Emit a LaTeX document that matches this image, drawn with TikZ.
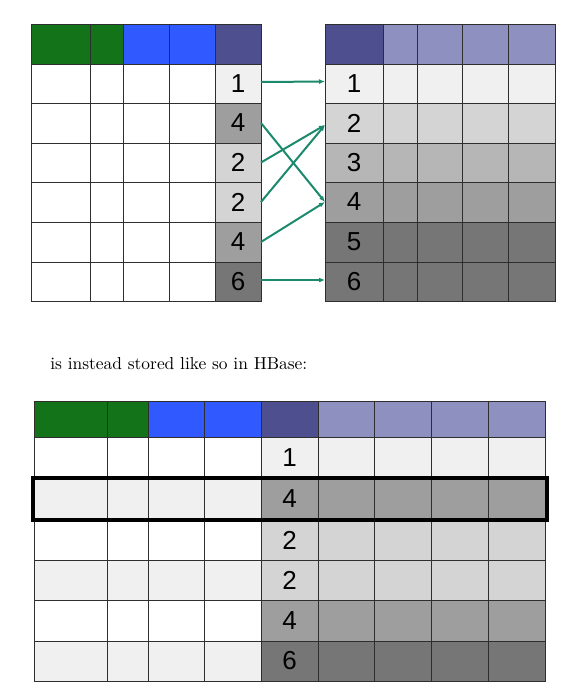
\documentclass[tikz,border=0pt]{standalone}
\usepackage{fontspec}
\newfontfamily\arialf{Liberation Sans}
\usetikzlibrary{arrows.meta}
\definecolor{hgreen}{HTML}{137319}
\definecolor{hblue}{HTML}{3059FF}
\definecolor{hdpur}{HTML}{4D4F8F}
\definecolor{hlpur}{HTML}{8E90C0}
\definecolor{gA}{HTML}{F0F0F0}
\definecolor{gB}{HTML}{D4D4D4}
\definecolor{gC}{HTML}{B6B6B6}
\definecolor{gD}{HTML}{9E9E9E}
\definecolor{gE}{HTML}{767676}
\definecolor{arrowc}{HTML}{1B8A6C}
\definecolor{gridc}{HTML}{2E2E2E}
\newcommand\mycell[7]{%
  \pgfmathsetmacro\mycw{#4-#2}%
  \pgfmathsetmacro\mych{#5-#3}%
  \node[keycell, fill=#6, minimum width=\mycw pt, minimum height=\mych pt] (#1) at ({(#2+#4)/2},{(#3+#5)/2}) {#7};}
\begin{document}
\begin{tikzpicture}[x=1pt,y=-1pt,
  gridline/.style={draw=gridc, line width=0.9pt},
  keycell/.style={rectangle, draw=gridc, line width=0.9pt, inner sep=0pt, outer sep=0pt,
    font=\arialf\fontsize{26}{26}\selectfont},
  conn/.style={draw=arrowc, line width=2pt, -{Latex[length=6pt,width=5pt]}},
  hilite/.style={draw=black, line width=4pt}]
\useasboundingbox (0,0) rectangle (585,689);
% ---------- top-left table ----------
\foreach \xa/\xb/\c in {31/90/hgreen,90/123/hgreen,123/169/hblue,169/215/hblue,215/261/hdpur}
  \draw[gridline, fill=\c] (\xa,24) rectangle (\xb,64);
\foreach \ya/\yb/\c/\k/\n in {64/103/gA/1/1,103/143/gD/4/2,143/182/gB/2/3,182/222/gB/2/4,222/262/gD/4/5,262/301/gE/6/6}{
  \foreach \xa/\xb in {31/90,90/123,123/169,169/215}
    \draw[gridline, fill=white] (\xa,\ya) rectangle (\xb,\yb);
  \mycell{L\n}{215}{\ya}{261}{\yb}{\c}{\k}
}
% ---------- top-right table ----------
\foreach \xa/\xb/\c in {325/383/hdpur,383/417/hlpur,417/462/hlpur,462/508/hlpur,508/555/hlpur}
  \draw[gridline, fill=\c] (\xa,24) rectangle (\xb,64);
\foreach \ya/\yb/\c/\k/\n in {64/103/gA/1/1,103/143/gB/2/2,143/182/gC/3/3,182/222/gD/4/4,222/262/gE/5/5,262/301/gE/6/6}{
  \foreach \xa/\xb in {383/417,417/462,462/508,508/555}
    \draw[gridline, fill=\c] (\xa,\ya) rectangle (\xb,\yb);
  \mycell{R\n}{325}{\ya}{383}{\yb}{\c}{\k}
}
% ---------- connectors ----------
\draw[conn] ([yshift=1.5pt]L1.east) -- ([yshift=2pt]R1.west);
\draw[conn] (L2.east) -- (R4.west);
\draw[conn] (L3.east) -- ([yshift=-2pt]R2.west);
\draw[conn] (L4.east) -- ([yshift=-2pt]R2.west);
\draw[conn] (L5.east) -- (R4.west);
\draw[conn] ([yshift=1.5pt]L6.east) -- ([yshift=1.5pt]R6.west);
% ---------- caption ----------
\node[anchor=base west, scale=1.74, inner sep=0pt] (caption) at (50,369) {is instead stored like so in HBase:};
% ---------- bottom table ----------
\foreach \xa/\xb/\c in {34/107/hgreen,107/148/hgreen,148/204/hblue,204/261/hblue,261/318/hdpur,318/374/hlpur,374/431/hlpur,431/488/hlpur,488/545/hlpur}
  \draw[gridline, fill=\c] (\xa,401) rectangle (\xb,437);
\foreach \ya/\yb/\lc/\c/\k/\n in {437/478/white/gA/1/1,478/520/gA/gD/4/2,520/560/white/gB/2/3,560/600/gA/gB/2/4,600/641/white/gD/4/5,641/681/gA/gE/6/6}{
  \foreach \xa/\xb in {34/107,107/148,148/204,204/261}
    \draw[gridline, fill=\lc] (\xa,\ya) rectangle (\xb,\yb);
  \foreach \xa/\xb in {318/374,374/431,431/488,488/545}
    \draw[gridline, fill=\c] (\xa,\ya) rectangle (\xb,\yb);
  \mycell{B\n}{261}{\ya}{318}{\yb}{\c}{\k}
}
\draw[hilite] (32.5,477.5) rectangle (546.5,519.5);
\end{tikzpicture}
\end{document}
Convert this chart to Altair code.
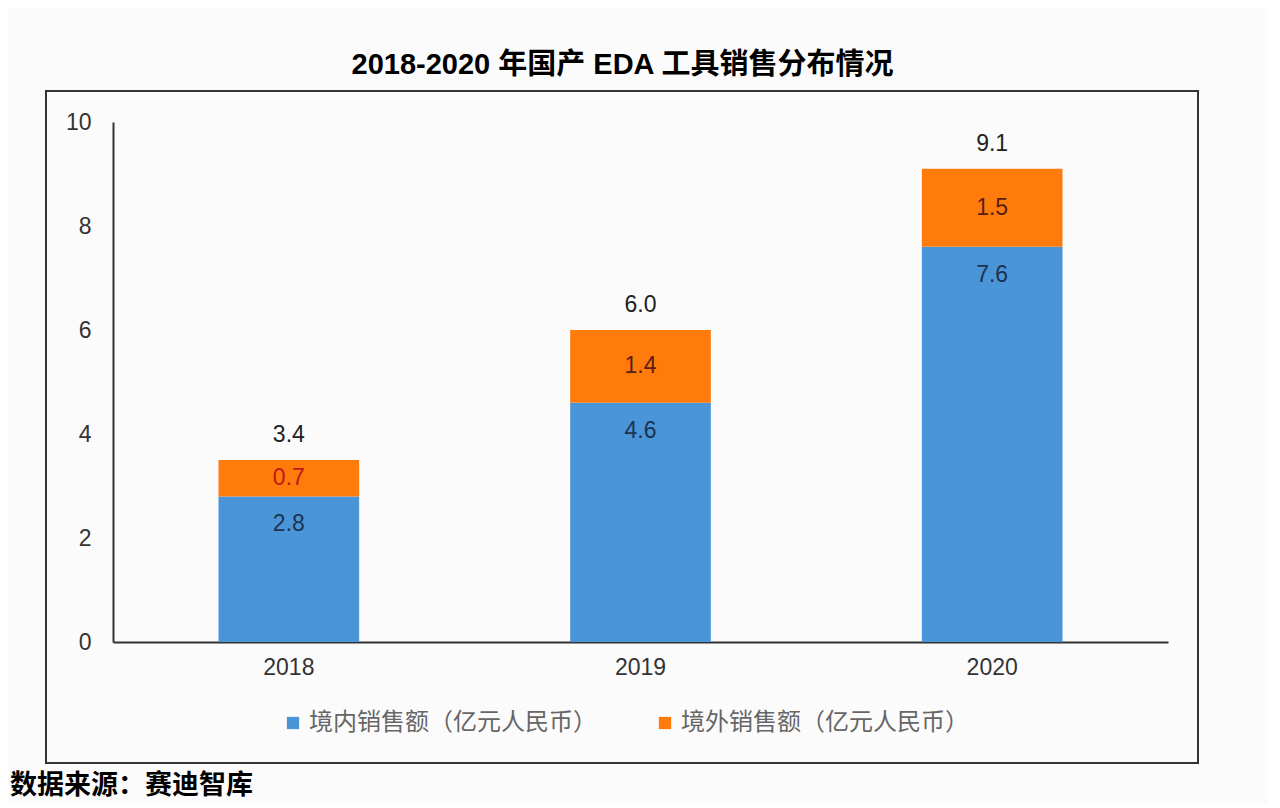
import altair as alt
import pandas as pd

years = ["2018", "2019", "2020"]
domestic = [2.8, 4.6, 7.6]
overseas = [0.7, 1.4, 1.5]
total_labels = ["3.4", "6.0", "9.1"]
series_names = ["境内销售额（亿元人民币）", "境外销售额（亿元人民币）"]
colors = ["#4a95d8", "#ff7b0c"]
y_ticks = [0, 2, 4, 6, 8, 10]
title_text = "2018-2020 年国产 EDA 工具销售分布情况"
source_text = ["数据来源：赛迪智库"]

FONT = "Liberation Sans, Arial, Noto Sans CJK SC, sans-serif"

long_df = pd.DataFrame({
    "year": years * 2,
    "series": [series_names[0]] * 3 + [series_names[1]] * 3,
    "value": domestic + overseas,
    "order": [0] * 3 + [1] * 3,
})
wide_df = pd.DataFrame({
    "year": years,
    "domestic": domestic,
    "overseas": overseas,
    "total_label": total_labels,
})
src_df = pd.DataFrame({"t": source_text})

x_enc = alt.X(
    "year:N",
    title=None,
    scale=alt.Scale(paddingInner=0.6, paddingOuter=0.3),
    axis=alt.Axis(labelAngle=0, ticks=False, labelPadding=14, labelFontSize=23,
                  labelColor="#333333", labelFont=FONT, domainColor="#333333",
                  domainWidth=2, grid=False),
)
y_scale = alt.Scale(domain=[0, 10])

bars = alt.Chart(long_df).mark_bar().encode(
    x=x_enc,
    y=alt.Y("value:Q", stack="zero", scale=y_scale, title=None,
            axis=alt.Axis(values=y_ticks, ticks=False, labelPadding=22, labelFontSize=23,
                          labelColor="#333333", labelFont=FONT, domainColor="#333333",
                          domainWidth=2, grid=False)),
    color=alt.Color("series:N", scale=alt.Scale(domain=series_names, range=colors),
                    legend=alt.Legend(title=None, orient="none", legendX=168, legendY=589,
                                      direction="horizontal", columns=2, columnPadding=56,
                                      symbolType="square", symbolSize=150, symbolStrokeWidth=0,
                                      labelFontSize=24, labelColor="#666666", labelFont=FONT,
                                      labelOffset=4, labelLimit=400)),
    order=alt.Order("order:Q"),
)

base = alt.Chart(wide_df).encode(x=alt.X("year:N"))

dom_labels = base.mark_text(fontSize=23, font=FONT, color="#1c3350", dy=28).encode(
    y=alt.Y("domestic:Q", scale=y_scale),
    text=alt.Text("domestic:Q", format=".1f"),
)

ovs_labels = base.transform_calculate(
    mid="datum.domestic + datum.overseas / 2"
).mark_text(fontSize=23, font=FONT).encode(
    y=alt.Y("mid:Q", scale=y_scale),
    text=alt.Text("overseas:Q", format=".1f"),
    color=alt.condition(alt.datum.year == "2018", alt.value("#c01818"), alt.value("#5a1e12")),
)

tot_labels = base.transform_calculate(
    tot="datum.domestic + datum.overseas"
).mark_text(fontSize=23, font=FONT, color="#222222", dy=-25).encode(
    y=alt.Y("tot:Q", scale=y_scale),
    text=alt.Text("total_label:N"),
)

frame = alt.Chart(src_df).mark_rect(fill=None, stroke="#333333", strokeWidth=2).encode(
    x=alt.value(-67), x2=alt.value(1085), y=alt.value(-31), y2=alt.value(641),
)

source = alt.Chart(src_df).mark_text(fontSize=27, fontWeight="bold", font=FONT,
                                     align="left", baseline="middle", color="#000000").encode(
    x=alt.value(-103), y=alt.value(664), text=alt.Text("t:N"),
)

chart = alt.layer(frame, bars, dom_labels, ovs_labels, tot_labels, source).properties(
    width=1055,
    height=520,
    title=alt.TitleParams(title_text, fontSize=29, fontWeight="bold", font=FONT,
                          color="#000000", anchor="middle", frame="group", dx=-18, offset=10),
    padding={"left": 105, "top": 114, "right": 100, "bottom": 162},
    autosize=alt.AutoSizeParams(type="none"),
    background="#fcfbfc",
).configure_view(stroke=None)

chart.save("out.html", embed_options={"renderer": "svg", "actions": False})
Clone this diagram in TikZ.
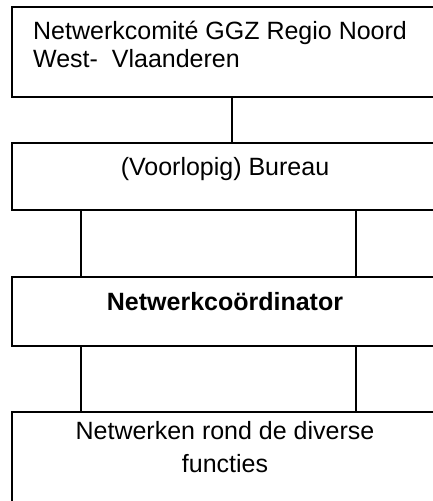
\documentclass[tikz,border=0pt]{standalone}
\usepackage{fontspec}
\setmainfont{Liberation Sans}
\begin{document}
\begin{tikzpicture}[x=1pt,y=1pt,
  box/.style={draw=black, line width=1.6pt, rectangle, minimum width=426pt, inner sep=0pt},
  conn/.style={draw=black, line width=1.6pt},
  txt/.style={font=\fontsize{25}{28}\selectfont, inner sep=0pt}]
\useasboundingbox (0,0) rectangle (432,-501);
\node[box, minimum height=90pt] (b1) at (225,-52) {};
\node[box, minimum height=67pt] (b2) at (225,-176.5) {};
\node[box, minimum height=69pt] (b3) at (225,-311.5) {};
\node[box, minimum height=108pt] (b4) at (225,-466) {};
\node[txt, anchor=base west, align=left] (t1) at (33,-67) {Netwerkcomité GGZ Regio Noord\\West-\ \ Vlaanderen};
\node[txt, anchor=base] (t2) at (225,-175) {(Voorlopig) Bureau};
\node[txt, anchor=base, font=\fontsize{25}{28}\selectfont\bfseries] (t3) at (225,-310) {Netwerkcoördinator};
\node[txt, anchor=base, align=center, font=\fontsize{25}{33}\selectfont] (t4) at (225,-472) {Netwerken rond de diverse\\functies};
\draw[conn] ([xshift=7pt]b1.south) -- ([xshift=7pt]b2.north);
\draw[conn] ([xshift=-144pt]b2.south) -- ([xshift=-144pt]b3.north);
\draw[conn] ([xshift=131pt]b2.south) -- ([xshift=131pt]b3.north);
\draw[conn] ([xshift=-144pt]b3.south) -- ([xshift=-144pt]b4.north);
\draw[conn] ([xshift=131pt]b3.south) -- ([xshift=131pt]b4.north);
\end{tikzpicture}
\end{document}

□ □ □ □ □

▸ **What to do**: Copy only the lines running from the one that holds "Clone this diagram in TikZ." through the last line of the data, and include both of those lines. Do not copy any pictures.

▸ **Exercise output**:
Clone this diagram in TikZ.
\documentclass[tikz,border=0pt]{standalone}
\usepackage{fontspec}
\setmainfont{Liberation Sans}
\begin{document}
\begin{tikzpicture}[x=1pt,y=1pt,
  box/.style={draw=black, line width=1.6pt, rectangle, minimum width=426pt, inner sep=0pt},
  conn/.style={draw=black, line width=1.6pt},
  txt/.style={font=\fontsize{25}{28}\selectfont, inner sep=0pt}]
\useasboundingbox (0,0) rectangle (432,-501);
\node[box, minimum height=90pt] (b1) at (225,-52) {};
\node[box, minimum height=67pt] (b2) at (225,-176.5) {};
\node[box, minimum height=69pt] (b3) at (225,-311.5) {};
\node[box, minimum height=108pt] (b4) at (225,-466) {};
\node[txt, anchor=base west, align=left] (t1) at (33,-67) {Netwerkcomité GGZ Regio Noord\\West-\ \ Vlaanderen};
\node[txt, anchor=base] (t2) at (225,-175) {(Voorlopig) Bureau};
\node[txt, anchor=base, font=\fontsize{25}{28}\selectfont\bfseries] (t3) at (225,-310) {Netwerkcoördinator};
\node[txt, anchor=base, align=center, font=\fontsize{25}{33}\selectfont] (t4) at (225,-472) {Netwerken rond de diverse\\functies};
\draw[conn] ([xshift=7pt]b1.south) -- ([xshift=7pt]b2.north);
\draw[conn] ([xshift=-144pt]b2.south) -- ([xshift=-144pt]b3.north);
\draw[conn] ([xshift=131pt]b2.south) -- ([xshift=131pt]b3.north);
\draw[conn] ([xshift=-144pt]b3.south) -- ([xshift=-144pt]b4.north);
\draw[conn] ([xshift=131pt]b3.south) -- ([xshift=131pt]b4.north);
\end{tikzpicture}
\end{document}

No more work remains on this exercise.